Monday, January 19, 2015

Higher Education Costs Becoming Untenable : Instituions Losing Control

The rise in education might have started in the '80's but the real nightmare started when the government took over the education loans business from the banks in 2010. Now the debt is over a $trillion dollars and growing. How did this happen and why?

Higher Education Administrative Costs Are Skyrocketing
Source: Farhad Mirzadeh, "The Higher Education Bubble," National Center for Policy Analysis, January 2015. 

January 19, 2015

It's no secret that college has gotten expensive. Between the 2008-2009 school year and the 2013-2014 school year, tuition and fees jumped 27 percent. Where's the extra money going? It's not going to instruction, according to Farhad Mirzadeh, research associate with the National Center for Policy Analysis.

Colleges have seen huge increases in the number of people on their staffs: from 2000 to 2012, the public and private education workforce increased by 28 percent. The rise in administrative staff (Mirzadeh notes that colleges have hired 87 administrative and professional workers every day from 1987 to 2012) means that colleges have to spend more money on salaries, benefits and pensions.

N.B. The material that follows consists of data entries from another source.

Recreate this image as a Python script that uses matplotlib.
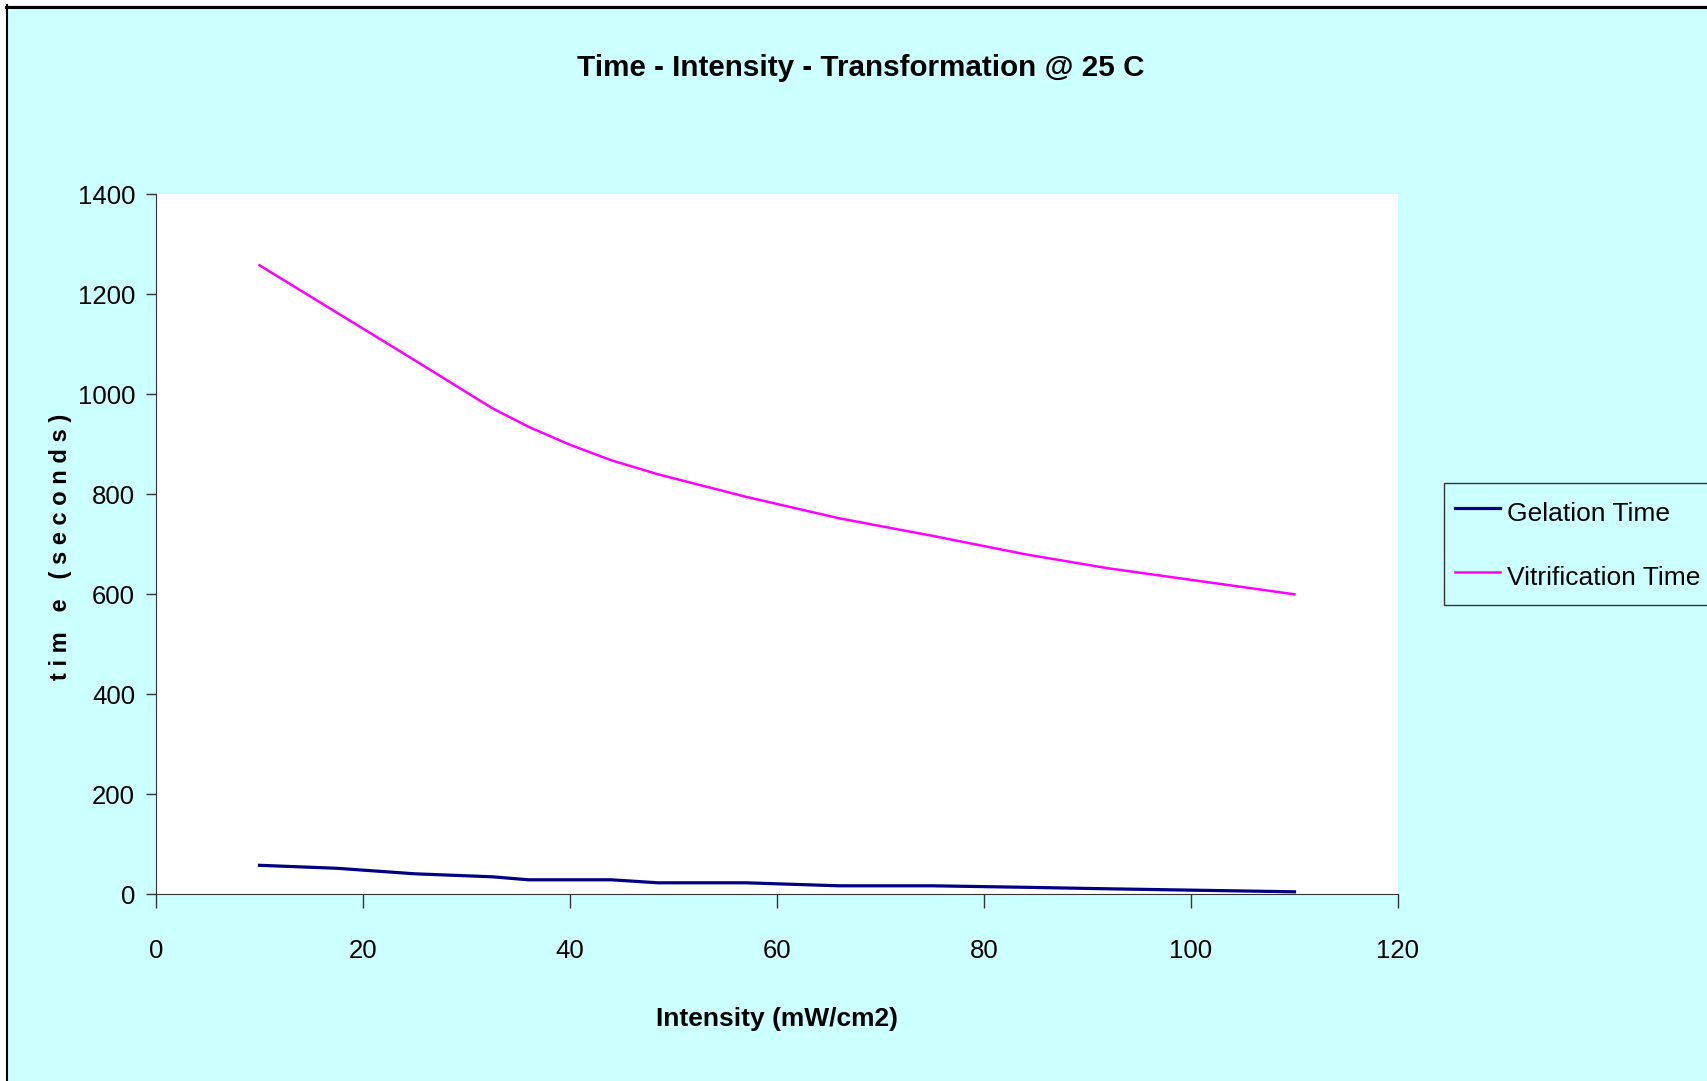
import matplotlib
matplotlib.use("Agg")
import matplotlib.pyplot as plt
from matplotlib.patches import Rectangle
from matplotlib.lines import Line2D

# intensity (mW/cm2)
intensity = [10, 17.5, 25, 32.5, 36, 40, 44, 48.5, 57, 66, 75, 84, 92, 101, 110]
gelation = [58, 52, 41, 35, 29, 29, 29, 23, 23, 17, 17, 14, 11, 8, 5]
vitrification = [1258, 1163, 1068, 972, 935, 899, 868, 840, 795, 752, 717, 680, 652, 626, 600]

xticks = [0, 20, 40, 60, 80, 100, 120]
yticks = [0, 200, 400, 600, 800, 1000, 1200, 1400]

plt.rcParams['font.family'] = ['Liberation Sans', 'DejaVu Sans']

W, H = 1707, 1081
fig = plt.figure(figsize=(W / 100, H / 100), dpi=100)
fig.patch.set_facecolor('white')

# cyan chart area with black border on top and left
fig.patches.append(Rectangle((6 / W, 0), 1, 1 - 5 / H, transform=fig.transFigure,
                             facecolor='#CCFFFF', edgecolor='none', zorder=-10))
fig.lines.append(Line2D([6 / W, 1], [1 - 6.5 / H, 1 - 6.5 / H], transform=fig.transFigure,
                        color='black', lw=2.2))
fig.lines.append(Line2D([7 / W, 7 / W], [0, 1 - 5 / H], transform=fig.transFigure,
                        color='black', lw=1.5))

ax = fig.add_axes([156 / W, 1 - 894.3 / H, (1398 - 156) / W, 700 / H])
ax.set_facecolor('white')

ax.plot(intensity, gelation, color='#000080', lw=2.3, label='Gelation Time')
ax.plot(intensity, vitrification, color='#FF00FF', lw=1.8, label='Vitrification Time')

ax.set_xlim(0, 120)
ax.set_ylim(0, 1400)
ax.set_xticks(xticks)
ax.set_yticks(yticks)
ax.tick_params(labelsize=18.5, width=1, direction='out', color='#333333')
ax.tick_params(axis='y', length=7, pad=8)
ax.tick_params(axis='x', length=10, pad=22)

for s in ['top', 'right']:
    ax.spines[s].set_visible(False)
for s in ['left', 'bottom']:
    ax.spines[s].set_color('#333333')

fig.text((156 + 1398) / 2 / W, 1 - 1019 / H, 'Intensity (mW/cm2)', ha='center', va='center',
         fontsize=19, fontweight='bold')
fig.text(60 / W, 1 - 547 / H, 't i m   e   ( s e c o n d s )', ha='center', va='center',
         rotation=90, fontsize=17, fontweight='bold')

fig.text(0.504, 1 - 67.5 / H, 'Time - Intensity - Transformation @ 25 C', ha='center',
         va='center', fontsize=21.3, fontweight='bold')

leg = ax.legend(loc='upper left', bbox_to_anchor=(1443.6 / W, 1 - 483.4 / H),
                bbox_transform=fig.transFigure, fontsize=19,
                frameon=True, fancybox=False, edgecolor='#333333', facecolor='#CCFFFF',
                framealpha=1, handlelength=1.7, handleheight=1.7, borderpad=0.42,
                labelspacing=1.07, handletextpad=0.3, borderaxespad=0)
leg.get_frame().set_linewidth(1)

fig.savefig('out.png', dpi=100, facecolor=fig.get_facecolor())
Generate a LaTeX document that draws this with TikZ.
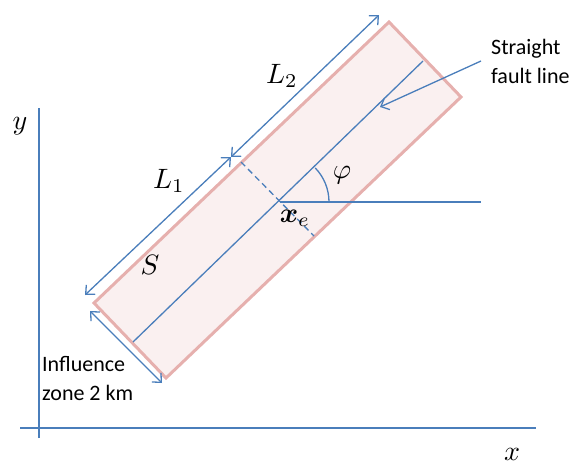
\documentclass[tikz,border=0pt]{standalone}
\usepackage{amsmath}
\usepackage{bm}
\usepackage{fontspec}
\usepackage{xcolor}
\usepackage{tikz}
\usetikzlibrary{arrows.meta,positioning,calc}
\newfontfamily\labelfont{Carlito}
\definecolor{fzblue}{HTML}{4A7EBB}
\definecolor{fzpink}{HTML}{E6B0AE}
\definecolor{fzfill}{HTML}{FAF0F0}
\tikzset{
  axisline/.style={draw=fzblue, line width=1.5pt},
  faultline/.style={draw=fzblue, line width=1.3pt},
  zonebox/.style={draw=fzpink, line width=3pt, fill=fzfill, line join=miter},
  dimarrow/.style={{Straight Barb[length=7pt,width=13pt]}-{Straight Barb[length=7pt,width=13pt]}, draw=fzblue, line width=1.3pt},
  pointarrow/.style={-{Straight Barb[length=7pt,width=13pt]}, draw=fzblue, line width=1.3pt},
  crossline/.style={draw=fzblue, line width=1.3pt, dash pattern=on 6pt off 4pt},
  mathlabel/.style={inner sep=0pt, scale=2.8, transform shape},
  textlabel/.style={inner sep=0pt, align=left, font=\labelfont\fontsize{22}{29}\selectfont}
}
\begin{document}
\begin{tikzpicture}[x=1pt, y=-1pt]
    \useasboundingbox (0,0) rectangle (574,466);
    % zone corners
    \coordinate (za) at (94,303);
    \coordinate (zb) at (389,22);
    \coordinate (zc) at (461,97);
    \coordinate (zd) at (166,378);
    \draw[zonebox] (za) -- (zb) -- (zc) -- (zd) -- cycle;

    % axes
    \coordinate (ybot) at (39,438);
    \coordinate (ytop) at (39,108);
    \coordinate (xleft) at (20,428);
    \coordinate (xright) at (536,428);
    \draw[axisline] (ybot) -- (ytop);
    \draw[axisline] (xleft) -- (xright);
    \node[mathlabel] (ylab) at (20,126) {$y$};
    \node[mathlabel] (xlab) at (512,454) {$x$};

    % fault line and epicentre
    \coordinate (fa) at (133,342);
    \coordinate (fb) at (423,61);
    \coordinate (xe) at (280,202);
    \coordinate (hend) at (481,202);
    \coordinate (pa) at (241,162);
    \coordinate (pb) at (314,236);
    \draw[faultline] (fa) -- (fb);
    \draw[faultline] (xe) -- (hend);
    \draw[crossline] (pa) -- (pb);
    \draw[faultline] ($(xe)+(49,0)$) arc[start angle=0, end angle=-44, radius=49];

    % dimension lines
    \coordinate (ma) at (85,295);
    \coordinate (mb) at (231,157);
    \coordinate (mc) at (379,15);
    \draw[dimarrow] (ma) -- (mb);
    \draw[dimarrow] (mb) -- (mc);
    \coordinate (ia) at (90,311);
    \coordinate (ib) at (162,383);
    \draw[dimarrow] (ia) -- (ib);

    \node[mathlabel] (lone) at (169,181) {$L_1$};
    \node[mathlabel] (ltwo) at (282,76) {$L_2$};
    \node[mathlabel] (slab) at (150,265) {$S$};
    \node[mathlabel] (xelab) at (295,218) {$\bm{x}_e$};
    \node[mathlabel] (philab) at (342,175) {$\varphi$};

    % text labels
    \node[textlabel, anchor=west] (faulttxt) at (491,61) {Straight\\fault line};
    \node[textlabel, anchor=west] (zonetxt) at (42,378) {Influence\\zone 2 km};
    \coordinate (tipfault) at (380,107);
    \draw[pointarrow] ($(faulttxt.west)+(-10,0)$) -- (tipfault);
\end{tikzpicture}
\end{document}
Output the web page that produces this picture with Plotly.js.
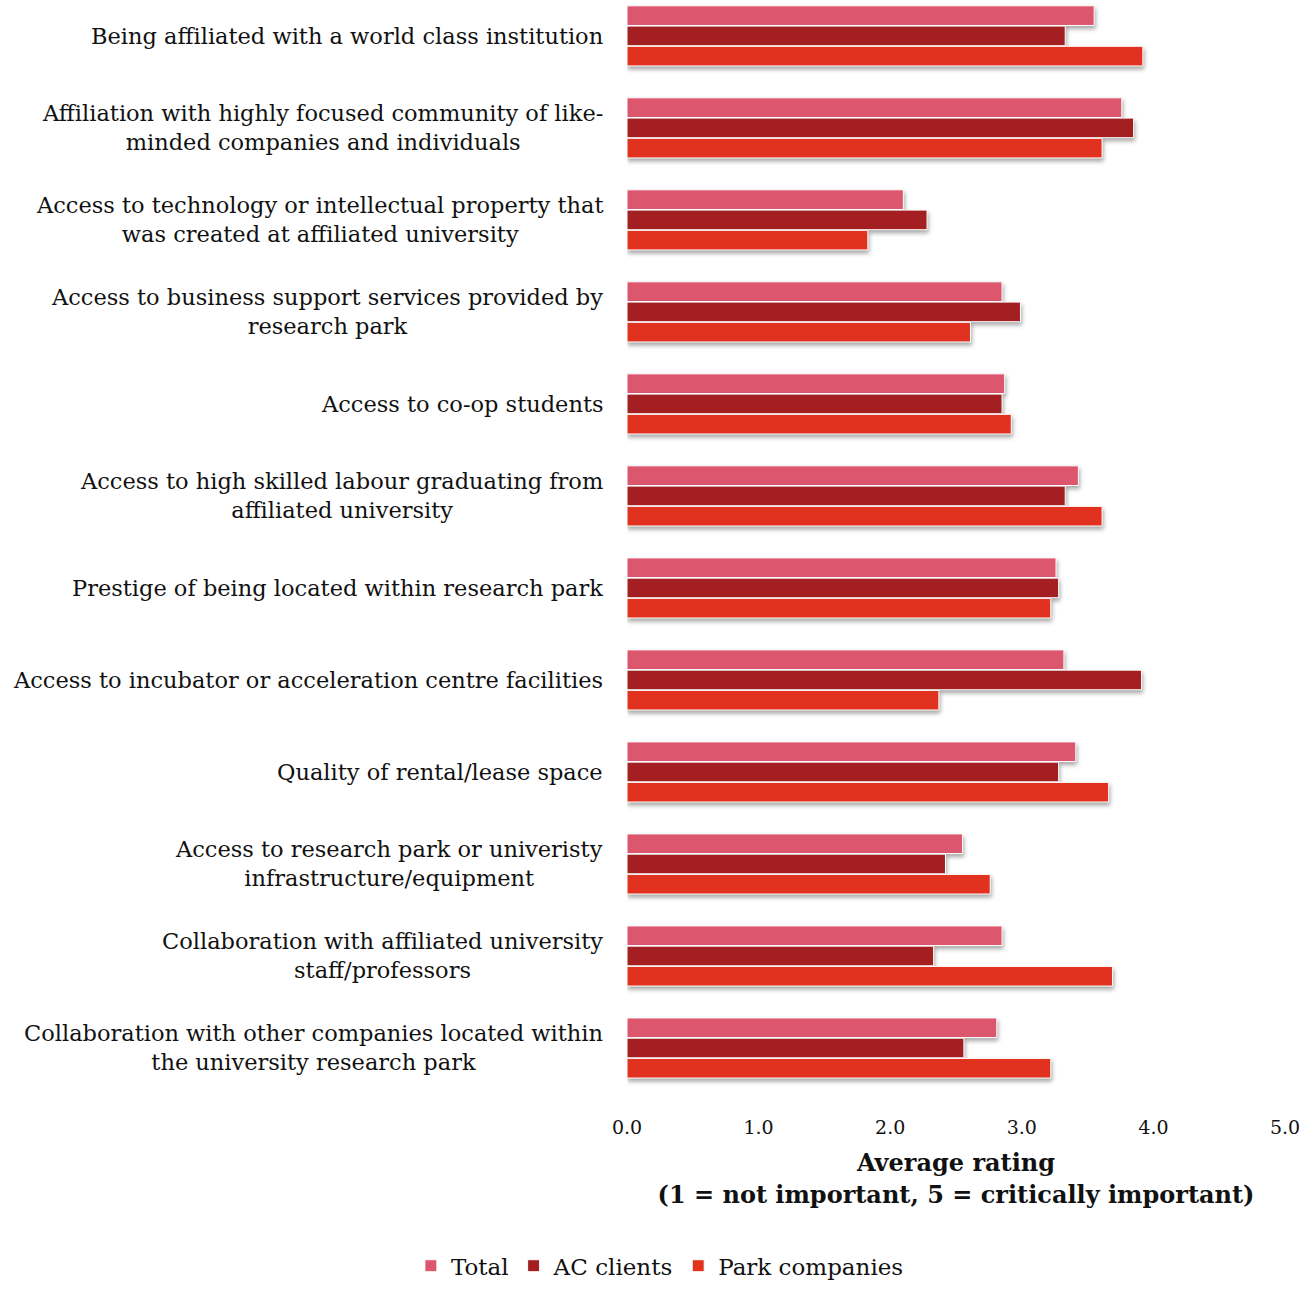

And growing numbers of administrative staff are not the only thing that schools are spending money on:
      colleges are spending gobs of money renovating their campuses and building luxury dorms.

Mirzadeh says the rise in administrative spending has led colleges to cut instruction costs by hiring increasing numbers of adjunct (part-time) faculty to teach various classes -- today, half of the higher education faculty consists of adjunct professors. Mirzadeh contends this trend is bad for education, because adjunct faculty tend to work other jobs and have less time for students or course preparation.

With tuition costs continuing to rise, Mirzadeh says that students and families will likely begin questioning the value of a college education.